Making Security Visible
Claim
Security is now part of the main user experience.
Why it matters
Jira teams often hesitate to adopt AI tools due to unclear data handling.
Evidence/Example
Users can now review requested scopes before deployment and see security information directly in the product.
Data Security in AI Apps Builder
- Apps are built and deployed on Atlassian Forge
- Apps run entirely inside Atlassian Cloud
- Jira data stays within the Atlassian infrastructure
- Access follows Jira permissions and approved scopes
- No data is sent to external servers or services
- Site admins retain full visibility and control
AI Security in AI Apps Builder
Claim
The AI never accesses Jira data.
Why it matters
Data privacy concerns often block AI adoption.
Evidence/Example
The AI only generates Forge app code from prompts and public documentation and never connects to Jira data.
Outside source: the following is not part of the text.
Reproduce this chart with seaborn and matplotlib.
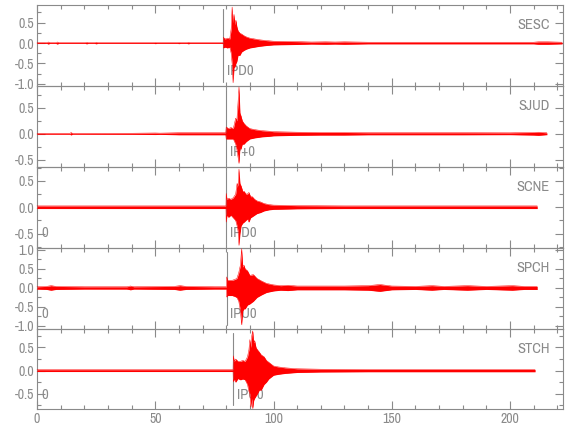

The API token is used only during deployment to deploy the Forge app to a Jira site. The token is not used to read Jira data, access issues at runtime, or collect analytics. After deployment is complete, the API token no longer affects how the app works
Making AI Usage Predictable
Claim
AI Apps Builder introduced credits to make AI effort transparent.
Why it matters
Users need to understand the cost and effort before starting bigger ideas.
Evidence/Example
Each new user receives 100 free credits, enough to build and improve a few real Jira apps.
How Credits Are Used
Credits depend on:
- Prompt length
- App complexity
- Number of reasoning steps
- UI, logic, and configuration effort.
Example: How Credits Are Used in AI Apps Builder
| Action | Prompt | Credits Used |
|---|---|---|
| Initial app generation | “Create an Issue Panel for Jira that shows an overview of the current sprint, including a timeline view with total issues, overall sprint progress, overdue issues highlighted in red, and issues due within the next two days highlighted in orange.” | 4.6 credits |
| Small improvement | “Add the ability to open a Jira issue when clicking on it in the panel.” | 1.6 credits |

This Is Just the Beginning
Claim
AI Apps Builder in 2026 is not finished; it is a stronger foundation.
Why it matters
Jira teams need tools that evolve with real workflows.
Evidence/Example
Every improvement shipped this year came from real Jira use cases, friction, and user feedback.